Boardrooms from London to Berlin and Seattle are abandoning, most probably irrevocably, the broad structure of economic engagement and strategic security built with such enthusiasm — and success — in the seven decades following Germany’s defeat in World War II. A tidal wave of economic and security estrangement is unfolding, feeding on its own energy — and without any plan to restore a working semblance of the status quo ante.
Economic globalization, especially after the demise of the Soviet Union and the death of Mao, was embraced by an enthusiastic and solid international economic consensus and secured by pan-European agreements on military security. An ideological superstructure domesticated and championed its virtues. Indeed, was not the facile MacDonald’s rule — that countries where the franchise operates do not wage war on each other — self-evident?
This system was by no means perfect, but it was difficult to argue that there were better alternatives to a postwar structure that proved flexible enough to peacefully accommodate the end of Communism and China’s rise.
But now this system is now dying a painful and disruptive death. And unlike the previous era of globalization and democratization, no one is claiming that battling Russia’s hostile military occupation on NATO’s border and lose-lose beggar thy neighbor actions defined and limited by economic sanctions, mark an improvement over the ancien regime, or promise better strategic and economic security than the system built on the ashes of Dresden and Hiroshima.
There is a chance, however small, that leaders will have the foresight and confidence to begin the tortuous process of constructing a new, consensual security architecture in Europe — and beyond. As the Russian advance into Ukraine continues, however, the prospects for such a happy ending grow dimmer.
As Biden sees it, “You have two options. Start a Third World War, go to war with Russia, physically. Or two, make sure that the country that acts so contrary to international law ends up paying a price for having done it.”
There is a third option — revisiting a diplomatic engagement that accommodates everyone’s red lines. For Putin that means formal acknowledgement of Ukraine’s status as a neutral state and closing the door on further NATO enlargement in his backyard. For Zelensky, it means preserving Ukraine’s territorial unity and economic freedom.
Both Kiev and Moscow offer tepid encouragement to a parade of self-interested do-gooders hoping to serve as mediators to halt the fighting. Bilateral sessions offer better prospects, but Putin and Zelensky alike see value (at least they are not shutting anyone down) in giving a nod to the efforts of outsiders — from French president Macron to Turkey’s president Erdogan and Israeli prime minister Naftali Bennett — to encourage a trend favoring dialogue.
The wannabe mediators are themselves not disinterested parties. For Macron, who not too long ago announced that NATO was “brain dead” and is running for re-election, a diplomatic process in which he — and France — play an important part has self-evident advantages. Likewise for Erdogan and Bennett, each of whom has vital equities to protect in both warring capitals, and sees dialogue as a way of escaping the zero-sum costs of continuing warfare and American demands to side with Kiev.

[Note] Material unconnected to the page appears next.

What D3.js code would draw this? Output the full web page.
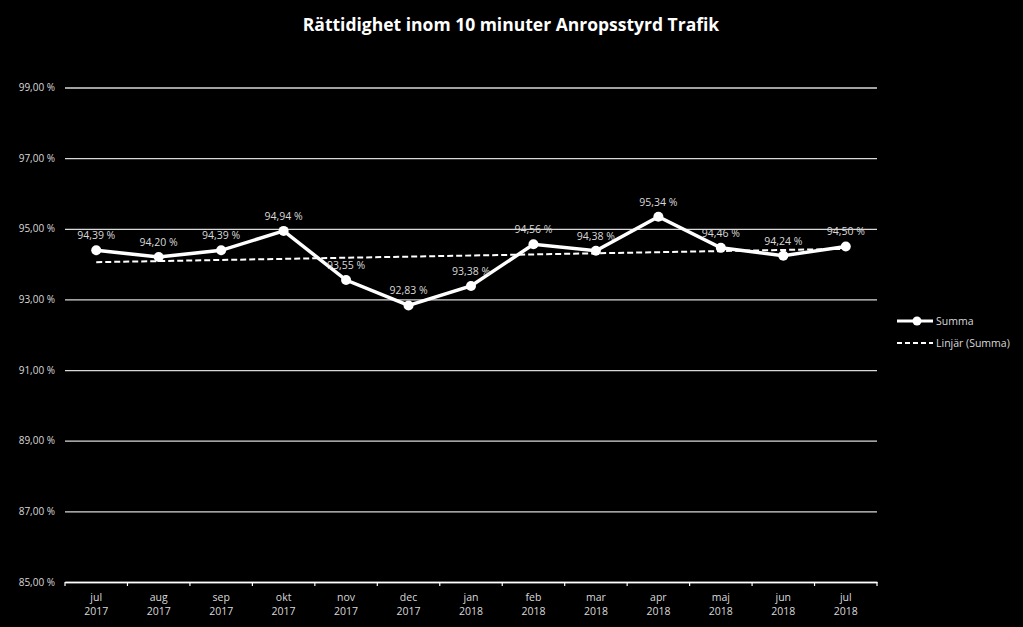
<!DOCTYPE html>
<html><head><meta charset="utf-8">
<script src="https://cdn.jsdelivr.net/npm/d3@7"></script>
<style>body{margin:0;background:#000}svg{display:block}</style>
</head><body>
<svg id="c" width="1023" height="627"></svg>
<script>
const months = ["jul","aug","sep","okt","nov","dec","jan","feb","mar","apr","maj","jun","jul"];
const years = ["2017","2017","2017","2017","2017","2017","2018","2018","2018","2018","2018","2018","2018"];
const values = [94.39,94.20,94.39,94.94,93.55,92.83,93.38,94.56,94.38,95.34,94.46,94.24,94.50];
const yTicks = [85,87,89,91,93,95,97,99];
const title = "Rättidighet inom 10 minuter Anropsstyrd Trafik";
const seriesName = "Summa";
const trendName = "Linjär (Summa)";

const svg = d3.select("#c");
svg.append("rect").attr("width",1023).attr("height",627).attr("fill","#000");
const font = "'Open Sans', sans-serif";
const L=65, R=877, T=87.5, B=582;
const idx = d3.range(values.length);
const x = d3.scaleBand().domain(idx).range([L,R]);
const y = d3.scaleLinear().domain([85,99]).range([B,T]);
const fmt = v => d3.format(".2f")(v).replace(".",",") + " %";

svg.append("text").attr("x",511).attr("y",31).attr("text-anchor","middle")
  .attr("fill","#fff").attr("font-family",font).attr("font-weight","bold").attr("font-size",17.5).text(title);

// grid
const yAxis = svg.append("g").attr("transform",`translate(${L},0)`)
  .call(d3.axisLeft(y).tickValues(yTicks).tickSize(-(R-L)).tickFormat(fmt));
yAxis.select(".domain").remove();
yAxis.selectAll("line").attr("stroke","#d9d9d9").attr("stroke-width",1.3);
yAxis.selectAll("text").attr("fill","#d9d9d9").attr("font-family",font).attr("font-size",10).attr("x",-10);

// x axis
const xAxis = svg.append("g").attr("transform",`translate(0,${B})`)
  .call(d3.axisBottom(x).tickSize(0).tickFormat(""));
xAxis.select(".domain").attr("stroke","#fff").attr("stroke-width",1.5);
const bounds = d3.range(values.length+1).map(i => L + i*x.step());
svg.selectAll(".xt").data(bounds).join("line").attr("x1",d=>d).attr("x2",d=>d)
  .attr("y1",B).attr("y2",B+4).attr("stroke","#fff").attr("stroke-width",1.2);
const xl = svg.append("g");
idx.forEach(i=>{
  const t = xl.append("text").attr("x",x(i)+x.bandwidth()/2).attr("text-anchor","middle")
    .attr("fill","#d9d9d9").attr("font-family",font).attr("font-size",10.5);
  t.append("tspan").attr("x",x(i)+x.bandwidth()/2).attr("y",601).text(months[i]);
  t.append("tspan").attr("x",x(i)+x.bandwidth()/2).attr("y",615).text(years[i]);
});

// trend (least squares)
const n = values.length, mx = d3.mean(idx), my = d3.mean(values);
const slope = d3.sum(idx,i=>(i-mx)*(values[i]-my))/d3.sum(idx,i=>(i-mx)**2);
const icpt = my - slope*mx;
const cx = i => x(i)+x.bandwidth()/2;
svg.append("line").attr("x1",cx(0)).attr("x2",cx(n-1))
  .attr("y1",y(icpt)).attr("y2",y(icpt+slope*(n-1)))
  .attr("stroke","#fff").attr("stroke-width",2).attr("stroke-dasharray","6,3");

// series
svg.append("path").datum(values).attr("fill","none").attr("stroke","#fff").attr("stroke-width",3.5)
  .attr("d",d3.line().x((d,i)=>cx(i)).y(d=>y(d)));
svg.selectAll(".pt").data(values).join("circle").attr("cx",(d,i)=>cx(i)).attr("cy",d=>y(d))
  .attr("r",5).attr("fill","#fff");
svg.selectAll(".lb").data(values).join("text").attr("x",(d,i)=>cx(i)).attr("y",d=>y(d)-11)
  .attr("text-anchor","middle").attr("fill","#d9d9d9").attr("font-family",font).attr("font-size",10.5)
  .text(d=>fmt(d));

// legend
const lg = svg.append("g");
lg.append("line").attr("x1",897).attr("x2",933).attr("y1",321).attr("y2",321).attr("stroke","#fff").attr("stroke-width",3);
lg.append("circle").attr("cx",917).attr("cy",321).attr("r",4.5).attr("fill","#fff");
lg.append("text").attr("x",936).attr("y",325).attr("fill","#d9d9d9").attr("font-family",font).attr("font-size",10.5).text(seriesName);
lg.append("line").attr("x1",897).attr("x2",933).attr("y1",343).attr("y2",343).attr("stroke","#fff").attr("stroke-width",1.8).attr("stroke-dasharray","5,3");
lg.append("text").attr("x",936).attr("y",347).attr("fill","#d9d9d9").attr("font-family",font).attr("font-size",10.5).text(trendName);
</script>
</body></html>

Moscow understands their interests and their concerns only too well. In recent days, Russian media published a video of Russian military units patrolling the Syrian side of the Golan Heights. For the last two years Russian forces have been present along the Israeli-Syrian frontier — part of Russia’s extensive military role in Syria precipitated by the 2011 campaign against the regime of Syrian president Bashar al Assad.

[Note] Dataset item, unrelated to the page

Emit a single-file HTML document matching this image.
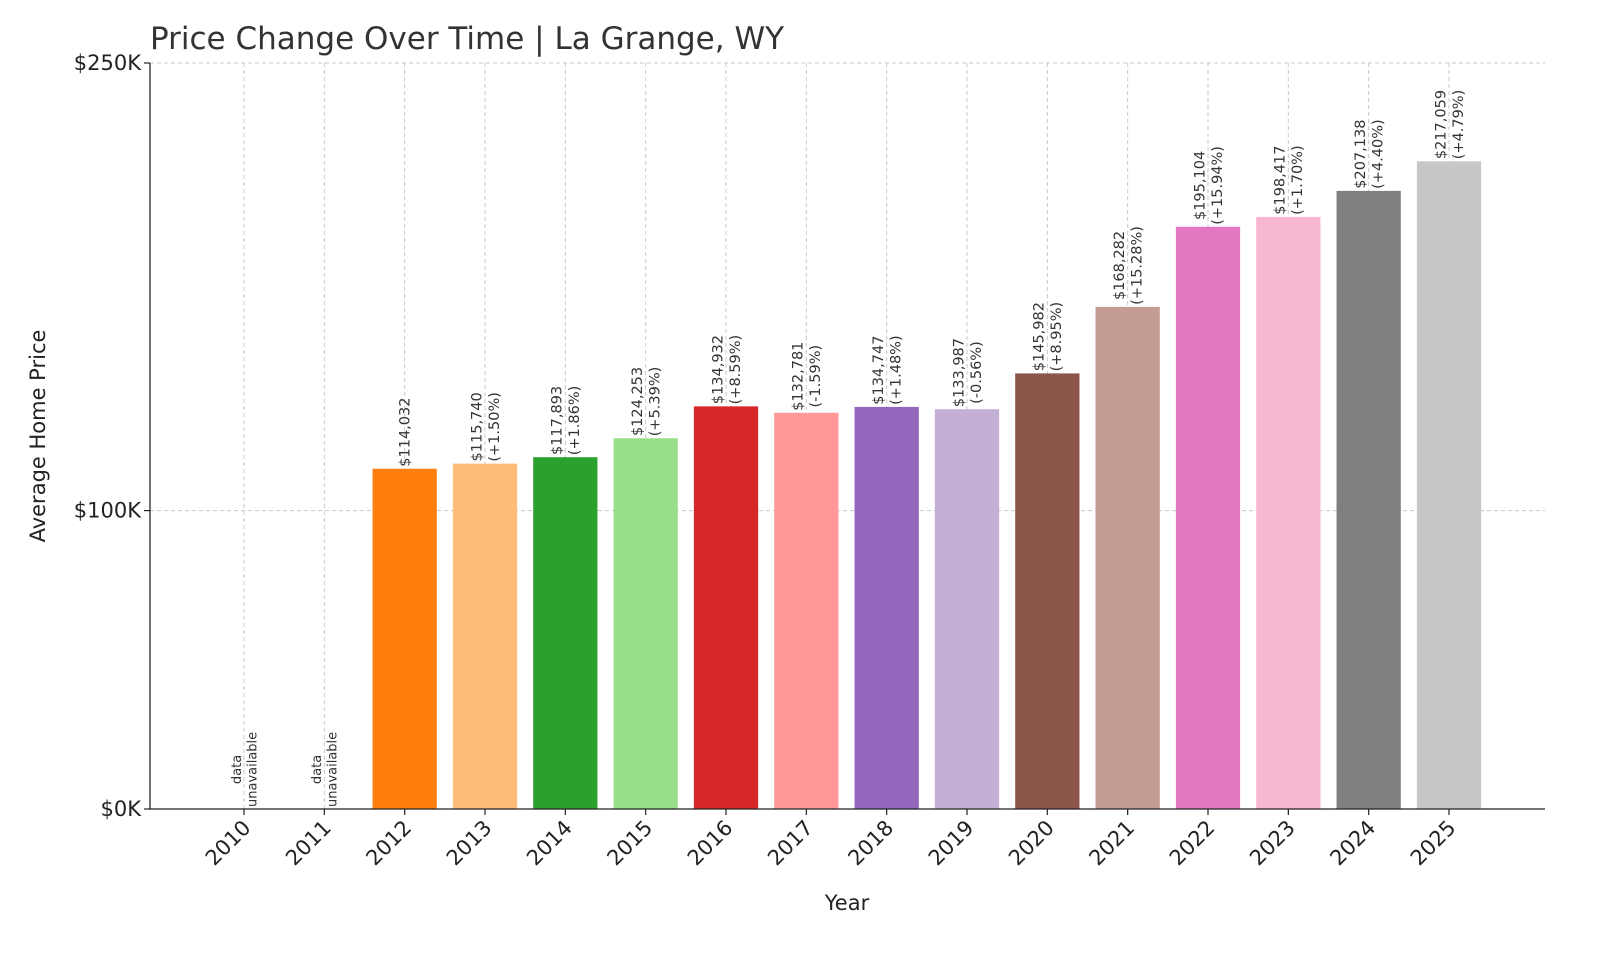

Israel hardly needs to be reminded that it relies on Russia’s forbearance to maintain its air campaign in Syria against Iran and its proxies. However, just in case it does, the video showed Russian soldiers patrolling Israel’s Golan border wearing combat fatigues bearing the letter “Z” — the symbol of the military campaign in Ukraine.
The effort to mediate — or even to be seen as mediating — is not without costs. Bennett ran into trouble in Kiev after it was reported that his offer of tough love was not welcome. Erdogan’s reliability as a NATO ally could suffer further if he makes good on his promise not to join the US-led economic isolation of Russia.
Meanwhile, the Biden administration has pointedly distanced itself from such mediation efforts as incompatible with its campaign of maximum pressure against Putin and Russia.
Apparently the administration sees more utility to engage in some realpolitik with the likes of Maduro’s Venezuela — and pursue a hybrid strategy somewhere between war with Moscow and punishment in pursuit of Russia’s “strategic defeat.” There may be good reasons to rethink the U.S. campaign to crush Maduro, but there has been no debate whatsoever in Washington defining exactly what the “strategic defeat” of Russia and Putin means, or the costs that it entails.
Volodymyr Zelensky may be the one who brings us all back to Earth. The deal now being discussed with growing enthusiasm in both capitals will not be as generous to Ukraine as the one on offer before the invasion and Russia’s rolling occupation of its neighbor. Zelensky and Putin alike will have to make hard choices on the Donbas, Crimea and the size and mission of Ukraine’s armed forces — indeed the very issues that Ukraine, Russia and the international community confronted before the war.
At its best, the global order and its array of multilateral institutions now passing from the scene offered agreed upon mechanisms for addressing, limiting, and resolving conflict. Perhaps a new, and improved order will emerge from the destruction in Ukraine. For all of his enthusiasm, Strauss, were he around today, would probably say, “Don’t bet on it.”